In einer vorangegangenen hitzigen Debatte im Bundestag bezeichnete der sozialpolitische Sprecher der Union im Bundestag, Stephan Stracke (CSU), die Grünen als „Geisterfahrer“ in der Migrationspolitik. Sie hätten nicht nur im Europäischen Parlament gegen die Reform des EU-Asylrechts gestimmt, sondern auch eine „beispiellose Verzögerungstaktik“ bei der Einführung der Bezahlkarte angewandt.

Andreas Audretsch, stellvertretender Vorsitzender der Grünen-Fraktion, wies diese Vorwürfe zurück. Das Gesetz sei nachgeschärft worden, um das Existenzminimum und die Teilhabe von Menschen zu gewährleisten. SPD, Grüne und FDP hatten sich vergangene Woche darauf geeinigt, dass notwendige Bedürfnisse, die nicht durch die Bezahlkarte gedeckt werden, künftig auch in Form von Bargeld erbracht werden müssen. Audretsch nannte als Beispiel Beiträge für Sportvereine, Schulessen oder Bustickets in den Nachbarort.

Überweisungen ins Ausland künftig nicht mehr möglich

Bundesinnenministerin Nancy Faeser (SPD) wies darauf hin, dass mit der Bezahlkarte Überweisungen ins Ausland künftig nicht mehr möglich sind. Es sei dringend erforderlich gewesen, dem menschenverachtenden Modell von Schleppern und Schleusern so zusätzliche Schranken zu setzen.

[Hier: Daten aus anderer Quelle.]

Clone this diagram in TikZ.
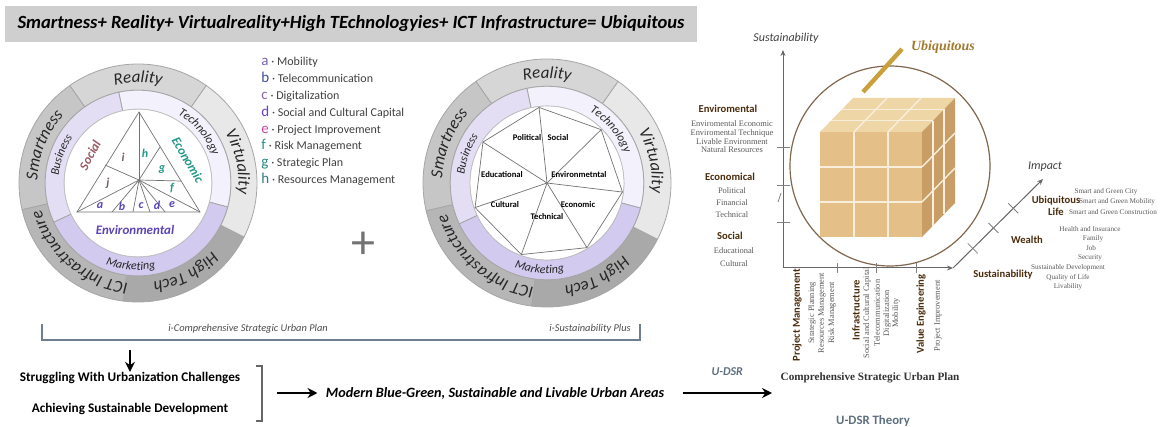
\documentclass[tikz,border=0pt]{standalone}
\usepackage{fontspec}
\setmainfont{Carlito}
\newfontfamily\timesfont{Liberation Serif}
\usetikzlibrary{positioning}
\usetikzlibrary{calc}
\usetikzlibrary{arrows.meta}
\usetikzlibrary{decorations.text}

\definecolor{titlegray}{HTML}{CFCFCF}
\definecolor{realitygray}{HTML}{D6D6D6}
\definecolor{virtualgray}{HTML}{E8E8E8}
\definecolor{hightechgray}{HTML}{A9A9A9}
\definecolor{ictgray}{HTML}{B6B6B6}
\definecolor{smartgray}{HTML}{C6C6C6}
\definecolor{techlav}{HTML}{F3F1FB}
\definecolor{businesslav}{HTML}{E3DEF4}
\definecolor{marketlav}{HTML}{D3CAF0}
\definecolor{socialred}{HTML}{9C5A66}
\definecolor{econteal}{HTML}{23998A}
\definecolor{envpurple}{HTML}{5B45B8}
\definecolor{slicegray}{HTML}{6E5E62}
\definecolor{headbrown}{HTML}{4A2C0C}
\definecolor{cubefront}{HTML}{E4C088}
\definecolor{cubetop}{HTML}{EFD6A6}
\definecolor{cubeside}{HTML}{C89E66}
\definecolor{cubeline}{HTML}{F8EEDC}
\definecolor{goldstick}{HTML}{C9A03C}
\definecolor{goldtext}{HTML}{A37A2E}
\definecolor{bracketblue}{HTML}{6F7E8E}
\definecolor{theoryblue}{HTML}{5D6F80}
\definecolor{lega}{HTML}{7A62B4}
\definecolor{legb}{HTML}{3E4DA0}
\definecolor{legc}{HTML}{8A5FB8}
\definecolor{legd}{HTML}{6A3FC2}
\definecolor{lege}{HTML}{C447A8}
\definecolor{legf}{HTML}{2B8F8A}
\definecolor{legg}{HTML}{23877F}
\definecolor{legh}{HTML}{2E7D86}

% one part of a ring: colour, from, to, outer radius, inner radius
\newcommand{\ringpart}[5]{%
  \filldraw[fill=#1, draw=black!35, line width=0.4pt] (#2:#4) arc[start angle=#2, end angle=#3, radius=#4]
    -- (#3:#5) arc[start angle=#3, end angle=#2, radius=#5] -- cycle;}
\newcommand{\ringfont}{\fontsize{8.5}{9}\selectfont\itshape}
\newcommand{\bandfont}{\fontsize{6}{7}\selectfont\itshape}

\begin{document}
\begin{tikzpicture}[x=0.5pt,y=0.5pt]
\useasboundingbox (0,0) rectangle (1162,-427);

% used styles
\tikzstyle{titletext} = [fill=titlegray, minimum width=346pt, minimum height=18pt, inner sep=0pt, font=\fontsize{9.3}{10}\selectfont\bfseries\itshape]
\tikzstyle{cornertext} = [font=\fontsize{6.5}{7}\selectfont\bfseries\itshape, inner sep=0pt]
\tikzstyle{slicetext} = [font=\fontsize{6}{7}\selectfont\bfseries\itshape, inner sep=0pt]
\tikzstyle{sectortext} = [font=\fontsize{4.3}{5}\selectfont\bfseries, inner sep=0pt]
\tikzstyle{triline} = [draw=black!55, line width=0.35pt]
\tikzstyle{legletter} = [font=\fontsize{7.5}{8}\selectfont, inner sep=0pt, anchor=base west]
\tikzstyle{legtext} = [font=\fontsize{6}{7}\selectfont, text=black!75, inner sep=0pt, anchor=base west]
\tikzstyle{smallserif} = [font=\timesfont\fontsize{4.2}{5}\selectfont, text=black!65, inner sep=0pt]
\tikzstyle{tinyserif} = [font=\timesfont\fontsize{3.6}{4}\selectfont, text=black!65, inner sep=0pt]
\tikzstyle{headword} = [font=\fontsize{5.3}{6}\selectfont\bfseries, text=headbrown, inner sep=0pt]
\tikzstyle{axistext} = [font=\fontsize{6}{7}\selectfont\itshape, text=black!75, inner sep=0pt]
\tikzstyle{axisline} = [draw=black!60, line width=0.5pt, -{Stealth[length=3pt,width=2.5pt]}]
\tikzstyle{tick} = [draw=black!50, line width=0.4pt]
\tikzstyle{cubegrid} = [draw=cubeline, line width=0.7pt]
\tikzstyle{boldarrow} = [draw=black, line width=1.1pt, -{Stealth[length=5pt,width=5pt]}]
\tikzstyle{bottomtext} = [font=\fontsize{6.6}{7}\selectfont\bfseries, inner sep=0pt]
\tikzstyle{ringword} = [decorate, decoration={text along path, text align=center, text color=black!85}]

\node[titletext] (title) at (351,-24) {Smartness+ Reality+ Virtualreality+High TEchnologyies+ ICT Infrastructure= Ubiquitous};

% the two wheels
\foreach \cx/\rr in {138/119, 547/124} {
\begin{scope}[shift={(\cx,-183)}]
\pgfmathsetmacro{\rin}{0.78*\rr}
\pgfmathsetmacro{\rdisk}{0.62*\rr}
\pgfmathsetmacro{\rlab}{0.89*\rr-5.4}
\pgfmathsetmacro{\rband}{0.7*\rr-3.8}
\pgfmathsetmacro{\rmark}{0.7*\rr+3.8}
\ringpart{realitygray}{55}{125}{\rr}{\rin}
\ringpart{smartgray}{125}{193}{\rr}{\rin}
\ringpart{ictgray}{193}{263}{\rr}{\rin}
\ringpart{hightechgray}{263}{333}{\rr}{\rin}
\ringpart{virtualgray}{333}{415}{\rr}{\rin}
\ringpart{techlav}{-15}{102}{\rin}{\rdisk}
\ringpart{businesslav}{102}{205}{\rin}{\rdisk}
\ringpart{marketlav}{205}{345}{\rin}{\rdisk}
\filldraw[fill=white, draw=black!25, line width=0.3pt] (0,0) circle (\rdisk);

\path[ringword, decoration={text={|\ringfont|Reality}}] (130:\rlab) arc[start angle=130, end angle=50, radius=\rlab];
\path[ringword, decoration={text={|\ringfont|Smartness}}] (200:\rlab) arc[start angle=200, end angle=116, radius=\rlab];
\path[ringword, decoration={text={|\ringfont|ICT Infrastructure}}] (275:\rlab) arc[start angle=275, end angle=185, radius=\rlab];
\path[ringword, decoration={text={|\ringfont|High Tech}}] (340:\rlab) arc[start angle=340, end angle=256, radius=\rlab];
\path[ringword, decoration={text={|\ringfont|Virtuality}}] (54:\rlab) arc[start angle=54, end angle=-30, radius=\rlab];
\path[ringword, decoration={text={|\bandfont|Technology}}] (85:\rband) arc[start angle=85, end angle=-5, radius=\rband];
\path[ringword, decoration={text={|\bandfont|Business}}] (205:\rband) arc[start angle=205, end angle=115, radius=\rband];
\path[ringword, decoration={text={|\bandfont|Marketing}}] (225:\rmark) arc[start angle=225, end angle=305, radius=\rmark];
\end{scope}
}

% triangle of the first wheel
\coordinate (tT) at (139,-112);
\coordinate (tL) at (77,-212);
\coordinate (tR) at (200,-212);
\coordinate (tC) at (139,-180);
\coordinate (tP1) at (105,-165);
\coordinate (tP2) at (160,-147);
\coordinate (tP3) at (181,-181);
\draw[triline] (tT) -- (tL) -- (tR) -- cycle;
\foreach \p in {tT,tL,tR,tP1,tP2,tP3} \draw[triline] (tC) -- (\p);
\foreach \x [count=\n] in {112,133,150,165} {
  \coordinate (tB\n) at (\x,-212);
  \draw[triline] (tC) -- (tB\n);
}
\foreach \l/\x/\y/\c in {a/100/206/envpurple, b/122/206/envpurple, c/141/206/envpurple, d/157/205/envpurple, e/172/205/envpurple, f/172/188/econteal, g/162/170/econteal, h/145/153/econteal, i/123/157/slicegray, j/108/183/slicegray}
  \node[slicetext, text=\c] (slice\l) at (\x,-\y) {\l};
\node[cornertext, text=socialred, rotate=62] (social) at (90,-155) {Social};
\node[cornertext, text=econteal, rotate=-60] (economic) at (188,-160) {Economic};
\node[cornertext, text=envpurple] (environmental) at (135,-230) {Environmental};

% legend
\foreach \l/\t/\c [count=\n] in {a/Mobility/lega, b/Telecommunication/legb, c/Digitalization/legc, d/Social and Cultural Capital/legd, e/Project Improvement/lege, f/Risk Management/legf, g/Strategic Plan/legg, h/Resources Management/legh}
{
  \node[legletter, text=\c] (leg\l) at (261,-66-16.8*\n+16.8) {\l};
  \node[legtext, right=1pt of leg\l.base east, anchor=base west] (legt\l) {\textperiodcentered\ \t};
}

\node[font=\fontsize{24}{24}\selectfont, text=black!55] (plus) at (363,-245) {+};

% heptagon of the second wheel
\begin{scope}[shift={(547,-183)}]
\foreach \k in {0,...,6} \coordinate (hp\k) at (96+51.43*\k:76);
\coordinate (hc) at (0,0);
\draw[triline] (hp0) -- (hp1) -- (hp2) -- (hp3) -- (hp4) -- (hp5) -- (hp6) -- cycle;
\foreach \k in {0,...,6} \draw[triline] (hc) -- (hp\k);
\end{scope}
\node[sectortext] (political) at (527,-138) {Political};
\node[sectortext] (socialsec) at (558,-138) {Social};
\node[sectortext] (educational) at (502,-175) {Educational};
\node[sectortext] (environsec) at (579,-175) {Environmetntal};
\node[sectortext] (cultural) at (505,-205) {Cultural};
\node[sectortext] (economicsec) at (578,-205) {Economic};
\node[sectortext] (technicalsec) at (547,-217) {Technical};

% bracket under the wheels
\coordinate (brL) at (42,-324);
\coordinate (brR) at (640,-324);
\draw[bracketblue, line width=1.1pt] (brL) -- ++(0,-16) -| (brR);
\node[font=\fontsize{5.2}{6}\selectfont\itshape, text=black!70] (planlabel) at (248,-329) {i-Comprehensive Strategic Urban Plan};
\node[font=\fontsize{5.2}{6}\selectfont\itshape, text=black!70] (pluslabel) at (590,-329) {i-Sustainability Plus};

% bottom line
\coordinate (downtop) at (130,-350);
\node[bottomtext] (struggle) at (130,-378) {Struggling With Urbanization Challenges};
\node[bottomtext] (achieve) at (130,-409) {Achieving Sustainable Development};
\draw[boldarrow] (downtop) -- (struggle.north);
\coordinate (brkT) at (256,-366);
\coordinate (brkB) at (256,-421);
\draw[black!60, line width=1pt] (brkT) -- ++(6,0) -- ++(0,-55) -- (brkB);
\coordinate (brkout) at (277,-393);
\node[font=\fontsize{7.1}{8}\selectfont\bfseries\itshape, inner sep=0pt] (modern) at (495,-393) {Modern Blue-Green, Sustainable and Livable Urban Areas};
\draw[boldarrow] (brkout) -- ([xshift=-4pt]modern.west);
\coordinate (udsrend) at (772,-393);
\draw[boldarrow] ([xshift=9pt]modern.east) -- (udsrend) node[midway, above=5pt, font=\fontsize{6}{7}\selectfont\bfseries\itshape, text=theoryblue] (udsr) {U-DSR};

% cube in the circle
\draw[black!50!brown!80, line width=0.6pt] (890,-166) circle (100);
\fill[cubefront] (820,-132) rectangle (922,-237);
\fill[cubetop] (820,-132) -- (853,-98) -- (955,-98) -- (922,-132) -- cycle;
\fill[cubeside] (922,-132) -- (955,-98) -- (955,-203) -- (922,-237) -- cycle;
\foreach \k in {1,2} {
  \draw[cubegrid] (820+34*\k,-132) -- (820+34*\k,-237);
  \draw[cubegrid] (820,-132-35*\k) -- (922,-132-35*\k);
  \draw[cubegrid] (820+34*\k,-132) -- (853+34*\k,-98);
  \draw[cubegrid] (820+11*\k,-132+11.33*\k) -- (922+11*\k,-132+11.33*\k);
  \draw[cubegrid] (922+11*\k,-132+11.33*\k) -- (922+11*\k,-237+11.33*\k);
  \draw[cubegrid] (922,-132-35*\k) -- (955,-98-35*\k);
}
\draw[goldstick, line width=2.2pt] (863,-92) -- (902,-49);
\node[font=\timesfont\fontsize{7}{8}\selectfont\bfseries\itshape, text=goldtext] (ubiq) at (943,-47) {Ubiquitous};

% axes
\coordinate (origin) at (783,-268);
\coordinate (sustop) at (783,-50);
\coordinate (susright) at (953,-268);
\coordinate (impactend) at (1043,-179);
\draw[axisline] (origin) -- (sustop);
\draw[axisline] (origin) -- (susright);
\draw[axisline] (susright) -- (impactend);
\foreach \y in {147,185,222} \draw[tick] (777,-\y) -- (790,-\y);
\draw[tick] (778,-202) -- (781,-193);
\foreach \x in {837,876,916} \draw[tick] (\x,-263) -- (\x,-273);
\foreach \t in {0.22,0.45,0.67} \draw[tick] ($(susright)!\t!(impactend)+(-5,5)$) -- ($(susright)!\t!(impactend)+(5,-5)$);
\node[axistext] (sustlabel) at (786,-38) {Sustainability};
\node[axistext] (impactlabel) at (1045,-167) {Impact};

% labels left of the axis
\node[headword] (envhead) at (728,-109) {Enviromental};
\foreach \t/\y [count=\n] in {Enviromental Economic/124, Enviromental Technique/133, Livable Environment/142, Natural Resources/150}
  \node[smallserif] (env\n) at (732,-\y) {\t};
\node[headword] (ecohead) at (730,-177) {Economical};
\foreach \t/\y [count=\n] in {Political/191, Financial/203, Technical/215}
  \node[smallserif] (eco\n) at (732,-\y) {\t};
\node[headword] (sochead) at (730,-236) {Social};
\foreach \t/\y [count=\n] in {Educational/251, Cultural/264}
  \node[smallserif] (soc\n) at (734,-\y) {\t};

% labels under the axis
\node[headword, rotate=90] (pmhead) at (797,-315) {Project Management};
\foreach \t/\x [count=\n] in {Strategic Planning/812, Resources Management/822, Risk Management/832}
  \node[smallserif, rotate=90] (pm\n) at (\x,-313) {\t};
\node[headword, rotate=90] (infhead) at (856,-310) {Infrastructure};
\foreach \t/\x [count=\n] in {Social and Cultural Capital/867, Telecommunication/877, Digitalization/887, Mobility/896}
  \node[smallserif, rotate=90] (inf\n) at (\x,-313) {\t};
\node[headword, rotate=90] (vehead) at (921,-314) {Value Engineering};
\node[smallserif, rotate=90] (ve1) at (938,-316) {Project Improvement};
\node[font=\timesfont\fontsize{5.6}{6}\selectfont\bfseries, text=black!80] (csup) at (870,-378) {Comprehensive Strategic Urban Plan};
\node[font=\fontsize{6.4}{7}\selectfont\bfseries, text=theoryblue] (theory) at (873,-421) {U-DSR Theory};

% labels along the impact axis
\node[headword, align=center] (ubhead) at (1056,-206) {Ubiquitous\\Life};
\node[tinyserif] (ub1) at (1106,-192) {Smart and Green City};
\node[tinyserif] (ub2) at (1117,-202) {Smart and Green Mobility};
\node[tinyserif] (ub3) at (1113,-212) {Smart and Green Construction};
\node[headword] (wealth) at (1027,-240) {Wealth};
\foreach \t/\x/\y [count=\n] in {Health and Insurance/1090/229, Family/1093/239, Job/1091/248, Security/1090/258, Sustainable Development/1068/268, Quality of Life/1068/278, Livability/1068/287}
  \node[tinyserif] (we\n) at (\x,-\y) {\t};
\node[headword] (sushead) at (1003,-275) {Sustainability};

\end{tikzpicture}
\end{document}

Die Diakonie appellierte an die Länder und Kommunen, die Bezahlkarten so auszugestalten, dass sie „sinnvoll und diskriminierungsfrei“ genutzt werden können. Der Paritätische Wohlstandsverband hingegen forderte die Länder und Kommunen auf, ganz auf eine Einführung der Bezahlkarte zu verzichten.

Die Bezahlkarte ist eine Geldkarte ohne Kontobindung, über die Flüchtlinge künftig ihre Sozialleistungen ausbezahlt bekommen sollen. Gleichzeitig funktioniert sie als Zahlmittel. Bund und Länder hatten sich im vergangenen November darauf verständigt, eine möglichst bundesweit einheitliche Bezahlkarte einzuführen.

Sie sind der Auffassung, dass finanzielle Anreize für die Flucht nach Deutschland reduziert werden, wenn dadurch die Auszahlung von Bargeld begrenzt und Überweisungen in die Heimat unterbunden werden. An der Höhe der Asylbewerberleistungen, die unterhalb des Bürgergelds liegen, ändert sich dadurch aber nichts. Alleinstehende Flüchtlinge erhalten derzeit 460 Euro im Monat, 413 Euro, wenn sie in einer Gemeinschaftsunterkunft untergebracht sind.

Keine bundesweite Einheitlichkeit

Eine bundesweit tatsächlich einheitliche Bezahlkarte wird es nach aktuellem Stand nicht geben. 14 der 16 Bundesländer wollen ein gemeinsames System, bei dem jedes Land aber Details wie Bargeldbeschränkungen oder eine Beschränkung der Funktion nur auf den Landkreis selbst festlegen kann. Bayern und Mecklenburg-Vorpommern wollen ein eigenes System.

Die Regelung für die Bezahlkarte wurde nicht als eigenes Gesetz, sondern als Änderungsantrag in den Bundestag eingebracht, wodurch sie schon am Freitag verabschiedet werden konnte.